Talk about strange! The now deceased coach of Maine, Rudy Keeling, shot me a look to quiet down when his team was shooting free throws. The player who was shooting actually gave me a glare as well.
I remember the difficult experience well. No fan noise, just the screeching sound of sneakers on a gym floor like a pick up game at the YMCA. Coaches were still yelling and their voices were magnified. You heard all calls on the court from officials and players. As a broadcaster, I was very conscious of my fellow media members, so I brought my voice inflections down, to almost monotone levels, not to spill over onto the other team’s broadcast.
And guess who called the game for ESPN. A gentleman named Bill Raftery.
On the day of the NCAA title game, President Reagan was shot. The game was almost cancelled.
Let’s remember for a moment, March 30, 1981. it was the day of the national title game, President Ronald Reagan was shot in Washington. The Final Four was in Philly. There was great consideration of whether to cancel or postpone the tile game. It was called by NBC with Dick Enberg, Al McGuire and Billy Packer.
Packer remembers it:
“Al McGuire was with me and once we got to the arena we got wind of what happened. Al said, ‘Come on, let’s get a hotdog.’ I said, Come on, Al. We have to think about what we’re going to say on-air. Al looked at me and said, ‘Billy, you and I are the last guys they’ll have talk about the president being shot. There’s NBC News and Bryant Gumbel, who’s here with us. Come on. Let’s get a hotdog.’”
Packer did his last tournament in 2008. He’s now 80 years old.

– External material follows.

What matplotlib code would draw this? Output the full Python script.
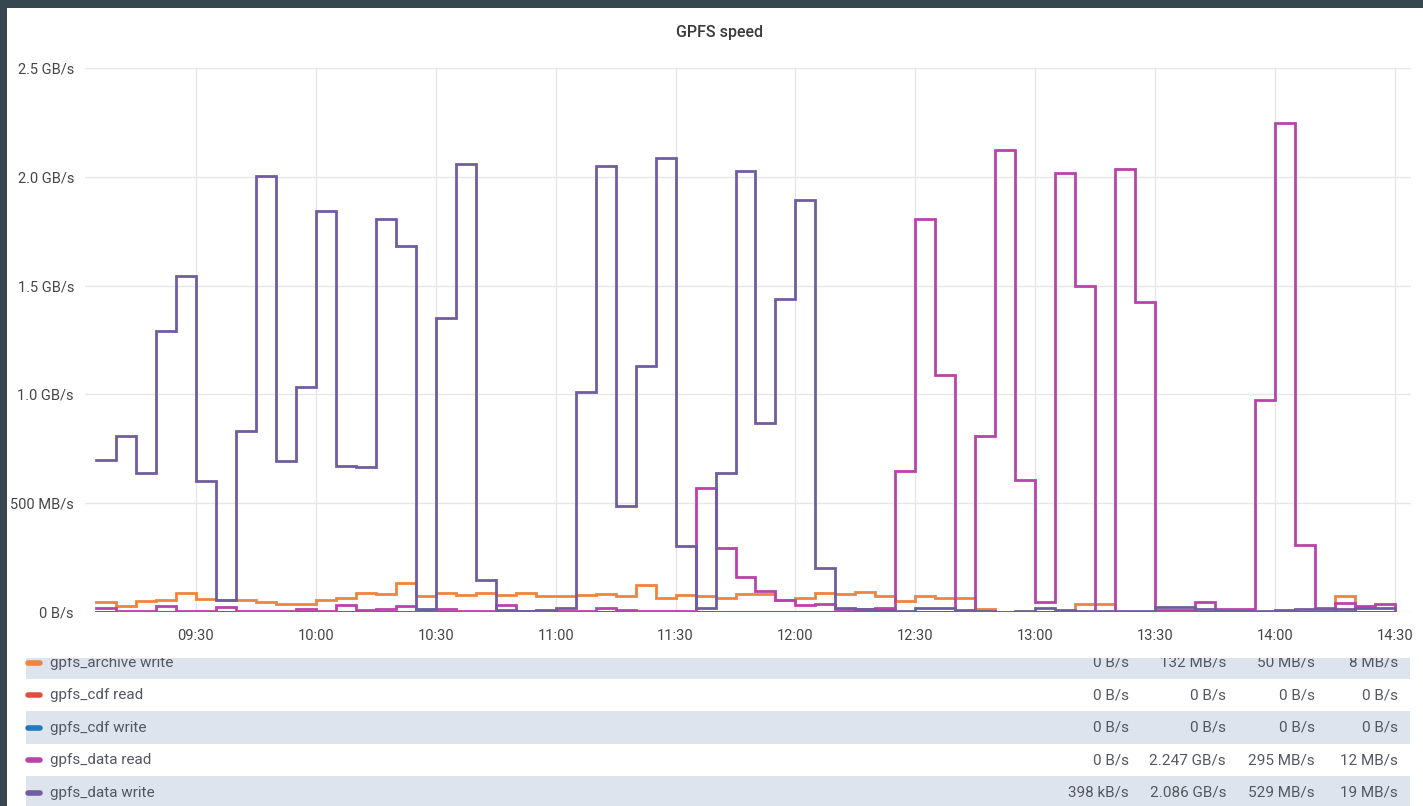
import matplotlib
matplotlib.use("Agg")
import matplotlib.pyplot as plt
import pandas as pd
from matplotlib.patches import Rectangle

# ---------------- data ----------------
times = pd.date_range("2021-01-01 09:05", "2021-01-01 14:30", freq="5min")

# GB/s, one value per 5-minute sample
archive_write = [0.044, 0.026, 0.052, 0.055, 0.089, 0.058, 0.053, 0.055, 0.046, 0.036,
                 0.039, 0.055, 0.066, 0.089, 0.083, 0.132, 0.075, 0.089, 0.079, 0.089,
                 0.077, 0.088, 0.072, 0.072, 0.077, 0.082, 0.072, 0.123, 0.066, 0.077,
                 0.072, 0.065, 0.085, 0.085, 0.057, 0.066, 0.088, 0.082, 0.092, 0.072,
                 0.050, 0.072, 0.066, 0.066, 0.015, 0.0, 0.0, 0.0, 0.0, 0.035,
                 0.035, 0.0, 0.0, 0.0, 0.0, 0.0, 0.0, 0.0, 0.0, 0.0,
                 0.0, 0.0, 0.075, 0.0, 0.0, 0.008]
cdf_read = [0.0] * 66
cdf_write = [0.0] * 66
data_read = [0.020, 0.004, 0.004, 0.026, 0.004, 0.004, 0.023, 0.004, 0.004, 0.004,
             0.015, 0.004, 0.034, 0.008, 0.015, 0.026, 0.004, 0.015, 0.004, 0.004,
             0.034, 0.004, 0.004, 0.004, 0.004, 0.020, 0.008, 0.004, 0.004, 0.004,
             0.570, 0.295, 0.160, 0.097, 0.054, 0.031, 0.038, 0.012, 0.012, 0.020,
             0.650, 1.805, 1.089, 0.0, 0.810, 2.123, 0.608, 0.046, 2.018, 1.500,
             0.0, 2.038, 1.423, 0.010, 0.010, 0.047, 0.012, 0.012, 0.972, 2.247,
             0.308, 0.020, 0.040, 0.028, 0.038, 0.012]
data_write = [0.700, 0.808, 0.638, 1.292, 1.542, 0.600, 0.054, 0.834, 2.003, 0.695,
              1.035, 1.842, 0.672, 0.665, 1.808, 1.680, 0.012, 1.349, 2.057, 0.149,
              0.008, 0.006, 0.008, 0.020, 1.010, 2.050, 0.485, 1.130, 2.086, 0.305,
              0.020, 0.638, 2.028, 0.869, 1.438, 1.895, 0.203, 0.020, 0.015, 0.010,
              0.006, 0.018, 0.018, 0.008, 0.004, 0.0004, 0.004, 0.020, 0.008, 0.006,
              0.005, 0.004, 0.006, 0.022, 0.022, 0.012, 0.006, 0.004, 0.005, 0.010,
              0.014, 0.016, 0.016, 0.018, 0.018, 0.019]

series_names = ["gpfs_archive write", "gpfs_cdf read", "gpfs_cdf write",
                "gpfs_data read", "gpfs_data write"]
series_values = [archive_write, cdf_read, cdf_write, data_read, data_write]
series_colors = ["#EF843C", "#E24D42", "#1F78C1", "#BA43A9", "#705DA0"]

legend_min = ["0 B/s", "0 B/s", "0 B/s", "0 B/s", "398 kB/s"]
legend_max = ["132 MB/s", "0 B/s", "0 B/s", "2.247 GB/s", "2.086 GB/s"]
legend_avg = ["50 MB/s", "0 B/s", "0 B/s", "295 MB/s", "529 MB/s"]
legend_cur = ["8 MB/s", "0 B/s", "0 B/s", "12 MB/s", "19 MB/s"]

y_ticks = [0.0, 0.5, 1.0, 1.5, 2.0, 2.5]
y_tick_labels = ["0 B/s", "500 MB/s", "1.0 GB/s", "1.5 GB/s", "2.0 GB/s", "2.5 GB/s"]
x_tick_times = ["09:30", "10:00", "10:30", "11:00", "11:30", "12:00", "12:30",
                "13:00", "13:30", "14:00", "14:30"]
title = "GPFS speed"

# ---------------- figure ----------------
plt.rcParams["font.family"] = ["Roboto", "DejaVu Sans"]
W, H = 1423, 806
fig = plt.figure(figsize=(W / 100, H / 100), dpi=100)
fig.patch.set_facecolor("#37474F")

# white panel
bg = fig.add_axes([7 / W, 0, 1 - 7 / W, 1 - 8 / H], zorder=-5)
bg.axis("off")
bg.add_patch(Rectangle((0, 0), 1, 1, transform=bg.transAxes, facecolor="white",
                       edgecolor="none"))

ax = fig.add_axes([85 / W, 1 - 612 / H, (1411 - 85) / W, (612 - 68) / H], zorder=2)
ax.patch.set_alpha(0)
for name, vals, col in zip(series_names, series_values, series_colors):
    ax.plot(times, vals, drawstyle="steps-post", color=col, lw=2.0,
            solid_joinstyle="miter")

ax.set_ylim(0, 2.5)
ax.set_xlim(pd.Timestamp("2021-01-01 09:02:15"), pd.Timestamp("2021-01-01 14:34:00"))
ax.set_yticks(y_ticks)
ax.set_yticklabels(y_tick_labels)
xt = [pd.Timestamp("2021-01-01 " + t) for t in x_tick_times]
ax.set_xticks(xt)
ax.set_xticklabels(x_tick_times)
ax.tick_params(axis="both", length=0, labelsize=10.5, labelcolor="#464646")
ax.tick_params(axis="y", pad=8)
ax.tick_params(axis="x", pad=12)
ax.grid(True, color="#e6e6e6", lw=1)
ax.set_axisbelow(True)
for s in ax.spines.values():
    s.set_visible(False)

fig.text(719 / W, 1 - 32 / H, title, ha="center", va="center", fontsize=11.5,
         color="#3a3a3a", fontweight="medium")

# ---------------- legend table (scrolled, first row partly hidden) ----------------
clip_top = 658
lax = fig.add_axes([0, 0, 1, (H - clip_top) / H], zorder=3)
lax.set_xlim(0, W)
lax.set_ylim(H, clip_top)
lax.axis("off")
row_h = 32.5
row_top0 = 646.5
for i, name in enumerate(series_names):
    top = row_top0 + i * row_h
    cy = top + row_h / 2
    if i % 2 == 0:
        lax.add_patch(Rectangle((26, top), 1410 - 26, row_h, facecolor="#dde4ed",
                                edgecolor="none", zorder=0))
    lax.plot([28, 40], [cy, cy], color=series_colors[i], lw=4, solid_capstyle="round")
    lax.text(50, cy, name, ha="left", va="center", fontsize=11, color="#555760",
             clip_on=True)
    for xr, vals in zip([1129, 1226, 1315, 1398],
                        [legend_min, legend_max, legend_avg, legend_cur]):
        lax.text(xr, cy, vals[i], ha="right", va="center", fontsize=11,
                 color="#555760", clip_on=True)

fig.savefig("out.png", dpi=100, facecolor=fig.get_facecolor())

His son Mike Packer is a talk show host in North Carolina.
Jim Boeheim was on with ESPN last night and kidded the interviewers, saying, “What will you talk about from now on.” He said it in jest but the truth is ESPN has to fill programming 24/7 on all its channels, ESPN, ESPN2, ESPNU and ESPN News. Lots to mull and much to activate in an economy of time. Sports movies?
ESPN’s Scot Van Pelt had bracketologist Joe Lunardi on late last night. It served as closure of sorts. It was an attempt to put the season to rest. Lunardi shared his final bracket. After the discussion ended and knowing there’s no tournament, Van Pelt said, “That was like a kick in the junk.”
But that’s the best they could do on a bizarre Thursday.